In this example, addVector is called twice with different arrays of different sizes. Of course, we can create another function that initializes the values in the arrays:

#include < stdio.h >
#include < stdlib.h >
#include < sys/time.h >

void initVector(int *va, int size)
{
  int cnt;
  for (cnt = 0; cnt < size; cnt ++)
    {
      va[cnt] = rand() % 1000;
    }
}

int addVector(int * va, int * vb, int * vsum, int size)
{
  int cnt;
  for (cnt = 0; cnt < size; cnt ++)
    {
      vsum[cnt] = va[cnt] + vb[cnt];
    }
  return 0;
}

int main(int argc, char * argv[])
{
  const int vecSize1 = 20;
  const int vecSize2 = 10;
  int veca[vecSize1];
  int vecb[vecSize1];
  int vecSum1[vecSize1];
  int vecc[vecSize2];
  int vecd[vecSize2];
  int vecSum2[vecSize2];
  int cnt;
  struct timeval currTime;
  gettimeofday(&currTime, NULL);
  srand(currTime.tv_usec); 
  initVector(veca, vecSize1);
  initVector(vecb, vecSize1);
  addVector(veca, vecb, vecSum1, vecSize1);
  printf("vecSum1 :\n");
  for (cnt = 0; cnt < vecSize1; cnt ++)
    {
      printf("%3d + %3d = %4d\n", veca[cnt], vecb[cnt], vecSum1[cnt]);
    }

  initVector(vecc, vecSize2);
  initVector(vecd, vecSize2);
  addVector(vecc, vecd, vecSum2, vecSize2);
  printf("vecSum2 :\n");
  for (cnt = 0; cnt < vecSize2; cnt ++)
    {
      printf("%3d + %3d = %4d\n", vecc[cnt], vecd[cnt], vecSum2[cnt]);
    }
  return 0;
}

We add a new function initVector.

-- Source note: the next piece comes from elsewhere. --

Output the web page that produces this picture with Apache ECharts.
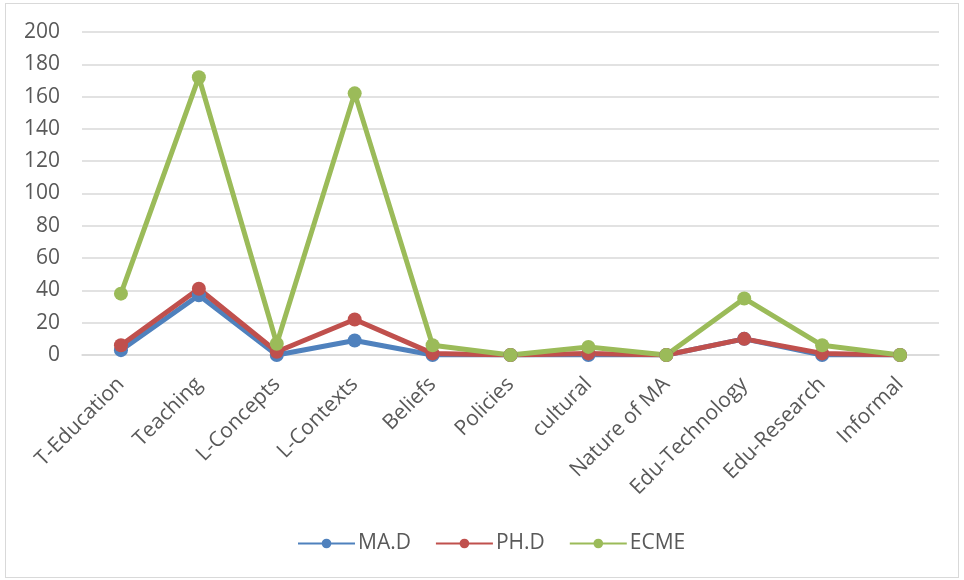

Since it cannot fail, it is unnecessary to return a value. Therefore, the function's return type is void. You can probably guess that a function does not have to return int. A function can return char, float, or double.

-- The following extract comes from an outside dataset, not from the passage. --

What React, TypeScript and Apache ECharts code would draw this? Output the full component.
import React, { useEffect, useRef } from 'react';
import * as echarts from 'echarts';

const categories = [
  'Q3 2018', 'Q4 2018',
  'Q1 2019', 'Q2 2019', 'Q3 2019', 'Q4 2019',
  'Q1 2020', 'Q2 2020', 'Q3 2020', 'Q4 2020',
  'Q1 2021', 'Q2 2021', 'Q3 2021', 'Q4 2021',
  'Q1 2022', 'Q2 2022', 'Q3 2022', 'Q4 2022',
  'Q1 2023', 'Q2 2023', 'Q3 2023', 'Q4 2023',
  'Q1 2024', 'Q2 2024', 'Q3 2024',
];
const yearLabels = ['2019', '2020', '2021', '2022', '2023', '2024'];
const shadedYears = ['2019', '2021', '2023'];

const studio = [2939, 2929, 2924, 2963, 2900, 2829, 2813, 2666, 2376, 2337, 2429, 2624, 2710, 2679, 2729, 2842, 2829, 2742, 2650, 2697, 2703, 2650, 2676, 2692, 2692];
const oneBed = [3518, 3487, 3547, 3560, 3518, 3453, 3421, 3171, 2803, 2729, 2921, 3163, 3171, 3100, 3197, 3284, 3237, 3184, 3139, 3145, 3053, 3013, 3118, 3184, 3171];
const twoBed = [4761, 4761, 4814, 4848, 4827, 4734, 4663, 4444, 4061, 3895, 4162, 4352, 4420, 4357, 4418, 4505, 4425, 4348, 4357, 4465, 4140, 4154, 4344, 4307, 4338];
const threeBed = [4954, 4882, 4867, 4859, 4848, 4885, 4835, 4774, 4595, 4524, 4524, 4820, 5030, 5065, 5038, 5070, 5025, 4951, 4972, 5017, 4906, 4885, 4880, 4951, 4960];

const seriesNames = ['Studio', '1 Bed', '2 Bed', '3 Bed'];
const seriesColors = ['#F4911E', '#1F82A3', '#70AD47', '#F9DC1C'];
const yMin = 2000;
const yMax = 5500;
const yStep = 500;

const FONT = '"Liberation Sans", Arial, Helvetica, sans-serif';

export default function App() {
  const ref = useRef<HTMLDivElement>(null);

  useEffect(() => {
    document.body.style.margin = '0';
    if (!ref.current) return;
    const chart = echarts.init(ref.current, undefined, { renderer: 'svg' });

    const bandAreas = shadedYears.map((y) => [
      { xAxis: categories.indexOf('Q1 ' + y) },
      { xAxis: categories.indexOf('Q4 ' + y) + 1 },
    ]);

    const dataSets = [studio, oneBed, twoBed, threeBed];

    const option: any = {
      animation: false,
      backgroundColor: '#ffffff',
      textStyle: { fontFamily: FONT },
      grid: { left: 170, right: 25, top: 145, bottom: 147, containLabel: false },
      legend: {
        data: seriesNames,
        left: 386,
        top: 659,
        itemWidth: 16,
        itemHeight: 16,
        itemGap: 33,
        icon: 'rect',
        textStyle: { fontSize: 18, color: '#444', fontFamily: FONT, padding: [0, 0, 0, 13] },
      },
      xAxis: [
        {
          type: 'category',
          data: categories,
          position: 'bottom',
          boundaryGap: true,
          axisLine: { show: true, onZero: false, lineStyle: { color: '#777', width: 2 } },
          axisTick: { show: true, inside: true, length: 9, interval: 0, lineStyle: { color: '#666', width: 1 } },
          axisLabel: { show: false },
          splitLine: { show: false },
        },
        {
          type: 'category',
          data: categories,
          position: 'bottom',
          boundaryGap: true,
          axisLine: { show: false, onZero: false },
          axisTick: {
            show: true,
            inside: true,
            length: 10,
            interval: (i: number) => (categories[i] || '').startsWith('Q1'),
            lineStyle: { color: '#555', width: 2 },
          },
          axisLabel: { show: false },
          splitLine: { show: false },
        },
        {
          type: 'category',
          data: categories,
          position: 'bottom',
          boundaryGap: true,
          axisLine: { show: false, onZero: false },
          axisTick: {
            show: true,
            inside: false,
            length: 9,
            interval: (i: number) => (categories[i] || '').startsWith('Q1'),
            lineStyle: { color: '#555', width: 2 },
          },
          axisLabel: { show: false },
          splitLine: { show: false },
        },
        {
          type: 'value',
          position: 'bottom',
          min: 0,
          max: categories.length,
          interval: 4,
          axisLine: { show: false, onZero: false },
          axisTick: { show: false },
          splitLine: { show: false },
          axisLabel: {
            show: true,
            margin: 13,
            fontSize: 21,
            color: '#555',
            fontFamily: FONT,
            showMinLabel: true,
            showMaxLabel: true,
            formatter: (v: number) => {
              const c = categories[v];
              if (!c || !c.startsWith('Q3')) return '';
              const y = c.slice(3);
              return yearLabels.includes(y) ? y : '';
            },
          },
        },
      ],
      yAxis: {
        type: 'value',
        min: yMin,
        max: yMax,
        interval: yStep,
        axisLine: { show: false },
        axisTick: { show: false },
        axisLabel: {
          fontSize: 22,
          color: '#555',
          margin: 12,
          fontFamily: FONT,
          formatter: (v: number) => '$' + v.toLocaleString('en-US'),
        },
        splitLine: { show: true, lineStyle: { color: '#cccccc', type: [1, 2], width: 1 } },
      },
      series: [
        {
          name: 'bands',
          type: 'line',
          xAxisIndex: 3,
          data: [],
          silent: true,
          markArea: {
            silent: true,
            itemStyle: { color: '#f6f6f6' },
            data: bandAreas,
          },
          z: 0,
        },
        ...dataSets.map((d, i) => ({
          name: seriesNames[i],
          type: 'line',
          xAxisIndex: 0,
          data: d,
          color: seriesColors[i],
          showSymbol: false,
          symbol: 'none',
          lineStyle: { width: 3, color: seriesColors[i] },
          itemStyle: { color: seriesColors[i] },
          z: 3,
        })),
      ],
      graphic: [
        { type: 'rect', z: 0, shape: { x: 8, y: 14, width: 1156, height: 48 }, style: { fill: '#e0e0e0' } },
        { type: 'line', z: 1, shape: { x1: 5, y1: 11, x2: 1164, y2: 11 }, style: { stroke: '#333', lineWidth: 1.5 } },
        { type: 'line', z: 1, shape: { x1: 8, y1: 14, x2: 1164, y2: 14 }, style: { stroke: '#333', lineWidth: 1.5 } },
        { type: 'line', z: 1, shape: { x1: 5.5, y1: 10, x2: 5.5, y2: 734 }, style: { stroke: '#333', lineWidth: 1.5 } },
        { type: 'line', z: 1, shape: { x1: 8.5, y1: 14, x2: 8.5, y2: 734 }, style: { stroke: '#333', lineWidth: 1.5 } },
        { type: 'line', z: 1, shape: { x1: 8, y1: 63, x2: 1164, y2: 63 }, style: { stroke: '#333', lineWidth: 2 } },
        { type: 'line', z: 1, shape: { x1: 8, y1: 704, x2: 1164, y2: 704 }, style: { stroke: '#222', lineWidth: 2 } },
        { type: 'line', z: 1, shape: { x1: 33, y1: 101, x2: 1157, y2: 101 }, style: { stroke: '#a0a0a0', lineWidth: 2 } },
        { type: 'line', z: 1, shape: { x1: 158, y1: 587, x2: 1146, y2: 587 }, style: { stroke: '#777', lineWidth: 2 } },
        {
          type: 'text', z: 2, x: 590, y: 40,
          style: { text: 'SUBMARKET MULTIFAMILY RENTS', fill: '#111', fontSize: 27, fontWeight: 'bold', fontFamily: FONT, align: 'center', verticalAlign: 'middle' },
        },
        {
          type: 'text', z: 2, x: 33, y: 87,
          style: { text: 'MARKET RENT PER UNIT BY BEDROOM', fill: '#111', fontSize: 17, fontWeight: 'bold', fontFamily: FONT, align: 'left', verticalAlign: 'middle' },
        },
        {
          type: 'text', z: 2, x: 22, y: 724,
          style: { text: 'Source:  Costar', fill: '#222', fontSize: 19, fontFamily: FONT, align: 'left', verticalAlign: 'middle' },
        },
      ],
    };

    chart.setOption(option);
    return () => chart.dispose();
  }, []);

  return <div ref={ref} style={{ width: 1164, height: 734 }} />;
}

Here is an important way to reduce the possibility of mistakes in a program. A good programmer detects and removes similiar code by creating functions. If you find that you are writing code in several places and the code is identical or somewhat similiar, you should create a function so that the code is in a single place. Why? Because you have to change only one place later, if any change is needed. Consider this example, if you decide each element to be between -50 and 9590, you need to change only one place in initVector, instead of four places in the previous version. This may not seem much improvement. However, as your program becomes larger and more complex, you will quickly lose track of how many places to change. A program with several similiar pieces of code is another major source of mistakes. When you need to change the code, you will likely change some places but forget to change the other places. As a result, the program will behave in a strange way. In some test cases, the program is correct (executing the code you have recently changed). In some other cases, the program is wrong (executing the code you forgot to change). This type of mistakes is hard to find and very time-consuming to correct. It is better to avoid the possibility all together from the beginning. Do not copy-paste code. You should create a function instead.

Copy-paste code in multiple places is a quick way to create mistakes. Copy-paste code seems to allow you to create a lot of code quickly, but you will spend many hours finding and fixing problems.

In rare cases, you may copy-paste code for performance reasons (calling a function may slightly slow down a program). However, such cases are rare and you should not worry about it in ECE 264. You need to write a correct program before making it fast.